One task per program, see figure above.
Status of the inputs connected to CI52x decentralized I/O stations is transferred to both PLCs simultaneously in every PLC cycle. They are received by the CI52x function block.
At the end of the program, the generated output values are sent, by transferring from the primary PLC respective buffers to the CI52x-MODTCP module(s) via CI52x function block and Modbus TCP. The secondary PLC is prepared to send but stays “silent” (not sending output values).

PLC needs one HA cycle to send one ETH frame data from primary to secondary CPU and receive acknowledge from secondary CPU. Similarly V3 PLC needs two HA cycles.

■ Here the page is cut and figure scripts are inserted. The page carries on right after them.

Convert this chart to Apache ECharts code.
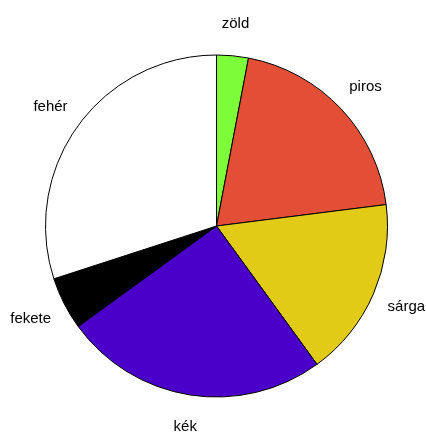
<!DOCTYPE html>
<html>
<head>
<meta charset="utf-8">
<script src="https://cdn.jsdelivr.net/npm/echarts@6/dist/echarts.min.js"></script>
<style>
html,body{margin:0;padding:0;background:#fff;}
#c{width:426px;height:436px;}
</style>
</head>
<body>
<div id="c"></div>
<script>
var categories = ['zöld', 'piros', 'sárga', 'kék', 'fekete', 'fehér'];
var values = [3, 20, 17, 25, 5, 30];
var colors = ['#7dfc3a', '#e34e36', '#e1cb17', '#4a00c9', '#000000', '#ffffff'];

var CX = 216.5, CY = 226, R = 171;
var total = values.reduce(function(a, b){ return a + b; }, 0);
var midAngles = [];
(function(){
  var acc = 0;
  for (var i = 0; i < values.length; i++) {
    midAngles.push((acc + values[i] / 2) / total * 2 * Math.PI);
    acc += values[i];
  }
})();

var chart = echarts.init(document.getElementById('c'));
chart.setOption({
  animation: false,
  backgroundColor: '#ffffff',
  series: [{
    type: 'pie',
    center: [CX, CY],
    radius: R,
    startAngle: 90,
    clockwise: true,
    avoidLabelOverlap: false,
    data: categories.map(function(n, i){
      return { name: n, value: values[i], itemStyle: { color: colors[i] } };
    }),
    itemStyle: { borderColor: '#000', borderWidth: 1 },
    emphasis: { disabled: true },
    label: {
      show: true,
      position: 'outside',
      formatter: '{b}',
      color: '#000',
      fontSize: 15,
      fontFamily: 'Liberation Sans, Arial, sans-serif'
    },
    labelLine: { show: false },
    labelLayout: function(p) {
      var a = midAngles[p.dataIndex];
      var s = Math.sin(a), c = Math.cos(a);
      var w = p.labelRect.width;
      var px = CX + 1.1 * R * s;
      var py = CY - 1.19 * R * c;
      return { x: px - (1 - s) / 2 * w, y: py, align: 'left', verticalAlign: 'middle' };
    }
  }]
});
</script>
</body>
</html>
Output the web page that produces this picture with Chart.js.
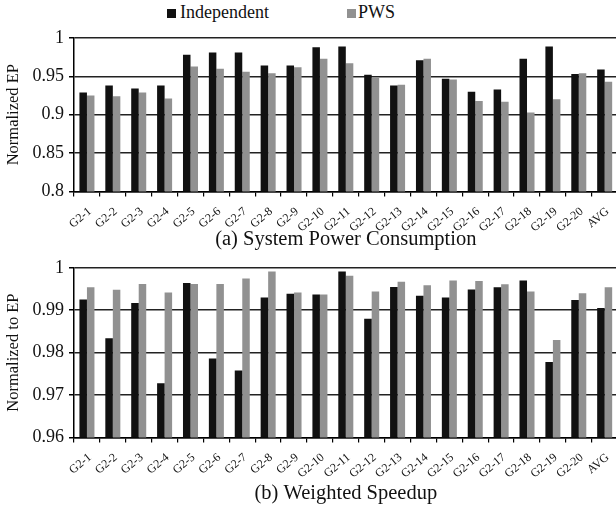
<!DOCTYPE html>
<html>
<head>
<meta charset="utf-8">
<script src="https://cdn.jsdelivr.net/npm/chart.js@4"></script>
<style>
    html, body { margin: 0; padding: 0; background: #fff; overflow: hidden; width: 616px; height: 507px; }
    body { position: relative; }
    .box { position: absolute; left: 0; width: 622px; }
    #legend { position: absolute; top: 0; left: 0; width: 616px; height: 26px; font-size: 18px; color: #111;
        font-family: "Liberation Serif", "Times New Roman", serif; }
    .sw { position: absolute; width: 9px; height: 9px; top: 9px; }
    .lbl { position: absolute; top: 2px; line-height: 20px; }
</style>
</head>
<body>
<div id="legend">
    <span class="sw" style="left:167px;background:#111;"></span><span class="lbl" style="left:180px;">Independent</span>
    <span class="sw" style="left:347px;background:#919191;"></span><span class="lbl" style="left:358px;">PWS</span>
</div>
<div class="box" style="top:0;height:256px;"><canvas id="powerChart"></canvas></div>
<div class="box" style="top:252px;height:255px;"><canvas id="speedupChart"></canvas></div>
<script>
const categories = ['G2-1', 'G2-2', 'G2-3', 'G2-4', 'G2-5', 'G2-6', 'G2-7', 'G2-8', 'G2-9', 'G2-10',
    'G2-11', 'G2-12', 'G2-13', 'G2-14', 'G2-15', 'G2-16', 'G2-17', 'G2-18', 'G2-19', 'G2-20', 'AVG'];

// (a) System Power Consumption, normalized EP
const epIndependent = [0.929, 0.938, 0.934, 0.938, 0.978, 0.981, 0.981, 0.964, 0.964, 0.988,
    0.989, 0.952, 0.938, 0.971, 0.947, 0.930, 0.933, 0.973, 0.989, 0.953, 0.959];
const epPws = [0.925, 0.924, 0.929, 0.921, 0.963, 0.960, 0.956, 0.954, 0.962, 0.973,
    0.967, 0.949, 0.939, 0.973, 0.946, 0.918, 0.917, 0.903, 0.920, 0.954, 0.943];

// (b) Weighted Speedup, normalized to EP
const wsIndependent = [0.9925, 0.9834, 0.9917, 0.9728, 0.9964, 0.9786, 0.9758, 0.9930, 0.9939, 0.9937,
    0.9991, 0.9880, 0.9955, 0.9934, 0.9930, 0.9949, 0.9954, 0.9970, 0.9778, 0.9924, 0.9905];
const wsPws = [0.9954, 0.9948, 0.9962, 0.9942, 0.9962, 0.9962, 0.9975, 0.9991, 0.9942, 0.9937,
    0.9981, 0.9944, 0.9967, 0.9959, 0.9970, 0.9969, 0.9961, 0.9944, 0.9830, 0.9940, 0.9954];

const powerTicks = { min: 0.8, max: 1, step: 0.05 };
const speedupTicks = { min: 0.96, max: 1, step: 0.01 };

const serif = '"Liberation Serif", "Times New Roman", serif';

// tick labels like 0.8, 0.85, 1 (no padded zeros)
function shortNumber(v) {
    return String(parseFloat(Number(v).toFixed(4)));
}

function makeChart(canvasId, indep, pws, yTitle, ticks, title, opts) {
    const ctx = document.getElementById(canvasId).getContext('2d');
    return new Chart(ctx, {
        type: 'bar',
        data: {
            labels: categories,
            datasets: [{
                label: 'Independent',
                data: indep,
                backgroundColor: '#111111',
                categoryPercentage: 0.58,
                barPercentage: 1.0
            }, {
                label: 'PWS',
                data: pws,
                backgroundColor: '#919191',
                categoryPercentage: 0.58,
                barPercentage: 1.0
            }]
        },
        options: {
            responsive: true,
            maintainAspectRatio: false,
            animation: false,
            layout: { padding: { top: opts.padTop, right: 3, left: 0, bottom: 0 } },
            plugins: {
                legend: { display: false },
                tooltip: { enabled: false },
                title: {
                    display: true,
                    position: 'bottom',
                    fullSize: false, // center under the plot area, not the canvas
                    text: title,
                    color: '#111',
                    font: { family: serif, size: 20.5, weight: 'normal' },
                    // title overlaps the tall x scale box a little, hence the negative top
                    padding: { top: opts.titleTop, bottom: opts.titleBottom }
                }
            },
            scales: {
                x: {
                    afterFit: function (s) { s.height = opts.xHeight; },
                    grid: {
                        offset: true,
                        drawOnChartArea: false,
                        color: '#000',
                        tickLength: 5,
                        lineWidth: 1.2
                    },
                    border: { color: '#000', width: 1.5 },
                    ticks: {
                        color: '#111',
                        font: { family: serif, size: 12 },
                        minRotation: 40,
                        maxRotation: 40,
                        labelOffset: 3,
                        padding: 8,
                        autoSkip: false
                    }
                },
                y: {
                    min: ticks.min,
                    max: ticks.max,
                    afterFit: function (s) { s.width = 74; },
                    grid: {
                        color: '#222',
                        lineWidth: 1.5,
                        tickLength: 5,
                        tickColor: '#000'
                    },
                    border: { color: '#000', width: 1.5 },
                    title: {
                        display: true,
                        text: yTitle,
                        color: '#111',
                        font: { family: serif, size: 16.5 },
                        padding: { top: 4, bottom: 0 }
                    },
                    ticks: {
                        stepSize: ticks.step,
                        color: '#111',
                        font: { family: serif, size: 18 },
                        padding: 5,
                        callback: shortNumber
                    }
                }
            }
        }
    });
}

makeChart('powerChart', epIndependent, epPws, 'Normalized EP', powerTicks,
    '(a) System Power Consumption', { padTop: 38, xHeight: 48, titleTop: -12, titleBottom: 4 });
makeChart('speedupChart', wsIndependent, wsPws, 'Normalized to EP', speedupTicks,
    '(b) Weighted Speedup', { padTop: 15, xHeight: 50, titleTop: -6, titleBottom: 1 });
</script>
</body>
</html>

One ETH frame copies approx. 1412 data bytes. The number of ETH frames needed to synchronize HA Sync Array completely depends on the number of data sync bytes. Global variable iNoOfEthFrames gives the user this information, which should be used to calculate the cycle time for the application task.

⮫ “Task configuration recommendations for HA system”

Up to max. 60 kB of Sync data can be synchronized.

Synchronization between the primary and the secondary PLC happens over a few cycles of HA task time depending on the total sync data bytes configured in the system. Lifecom1 is also exchanged between the primary and the secondary PLC. The primary PLC sends lifecom1 to the secondary PLC along with sync data. Backwards the secondary PLC sends lifecom1 to the primary PLC every cycle.

The following figures shows an example for V2 PLC. When in the project the sync data is equal to 4 iNoOfEthFrames then it takes 4 HA cycles to synchronize the data between the PLCs.

When sync data in the project is equal to 6 iNoOfEthFrames then it takes 6 HA cycles to synchronize the data between the PLCs.